Since his voluntary exile to England, his renown as a composer has grown by leaps and bounds (after a necessary interim as a conductor to produce an income). ''I left everything behind,'' he says. ''I had to start a new life and accept engagements as a conductor.'' Now he can devote his entire time to composing. ''Sinfonia Votiva'' will be his eighth work in that form, and he lists several concertos (including one for violin commissioned by Yehudi Menuhin), overtures, short pieces, string quartets, etc. His music is at once highly organized and accessible. Panufnik communicates in his music passions, tensions, exultations -- a complete spectrum.
''Over the years,'' the composer explains, ''I have developed a new language, marked by an economy of expression. Limitation inspires me. Economy of expression I find is best.
''Construction and order I find essential,'' he continues in his charmingly accented English, ''together with musical content. My aim is to achieve a balance between motion and intellect -- heart and brain.''
To look at a Panufnik diagram of the ''plan'' of a ''Sinfonia,'' say, is to see a highly organized, totally symmetrical, even downright pretty, pattern. My crash listening spree this past weekend included several of his symphonies and other works -- ''Sinfonia Sacra,'' ''Sinfonia Rustica,'' ''Sinfonia di Sphere,'' ''Sinfonia Mystica,'' ''Concertino,'' ''Landscape,'' ''Concerto Festivo,'' ''Katyn Epitaph,'' and a record of his earlier works including the ''Tragic Overture.'' Revealed was a composer with a good deal to say, one who spoke in broad, imaginative sweeps and in haunting, restrained asides.

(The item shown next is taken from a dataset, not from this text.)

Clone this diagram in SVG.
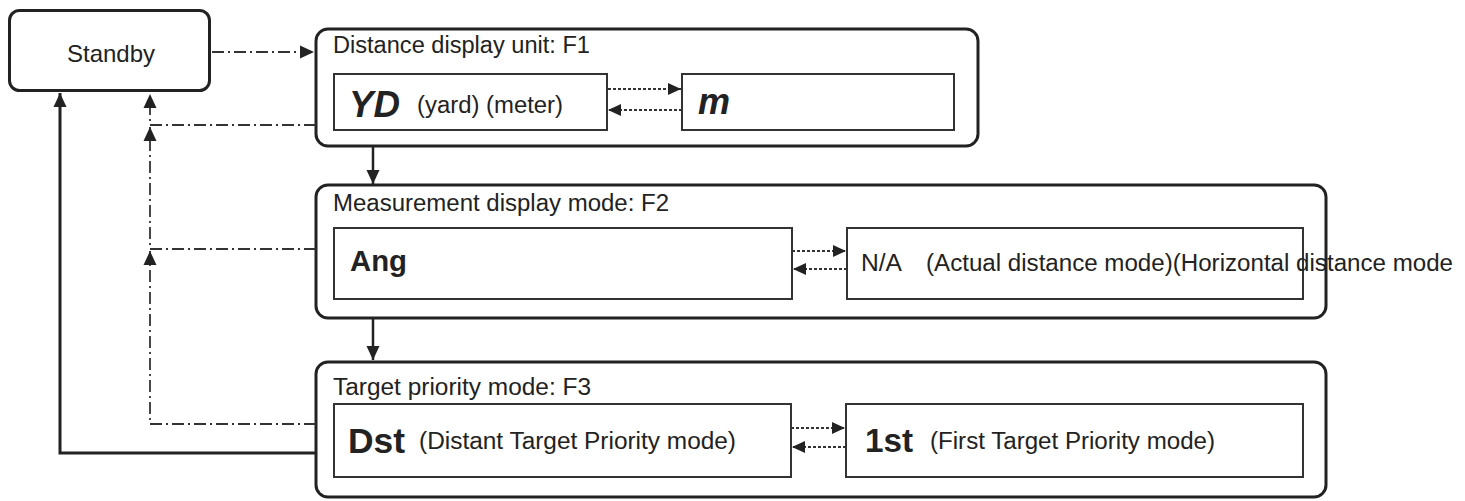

The music is bleak at one moment, jubilant at another, always engaging, drawing the listener down its cleanly charted path.
As he notes in his words on ''Sinfonia Votiva'' for the Boston Symphony program book, ''The structure of this work should, for the listener, remain an unseen skeleton holding in unity the musical material, and I hope the emotional and spiritual elements will totally dominate.'' In his earlier pieces, he has achieved his aim.
How did this particular commission come about? ''By a phone call!'' It also happened that at the time he began writing the work, the shipworkers in Gdansk began their strikes. For obvious reasons, Poland has had a tremendous effect on Panufnik's music. Perhaps the tragic overtones are the result of his separation from his homeland. More specifically, he no longer incorporates the Polish tunes and rhythms that animated his earlier music. Panufnik works, in his own words, on a more abstract level. Still the drama unfolding daily in his homeland could not help but dramatically influence him, and he calls this work emotionally supercharged.
After his quick stay in the States, he and his wife, the photographer-author Camilla Jessel, returned to Twickenham (near London, his home since 1954), where he is continuing work on a Koussevitsky Foundation commission piece. Though his favorite medium is large or chamber orchestra, he has already written his second string quartet. He is now even in the process of contemplating the possibility -- he is hesitant about the limitations a plot would put on his muse -- of writing either an opera or a ballet.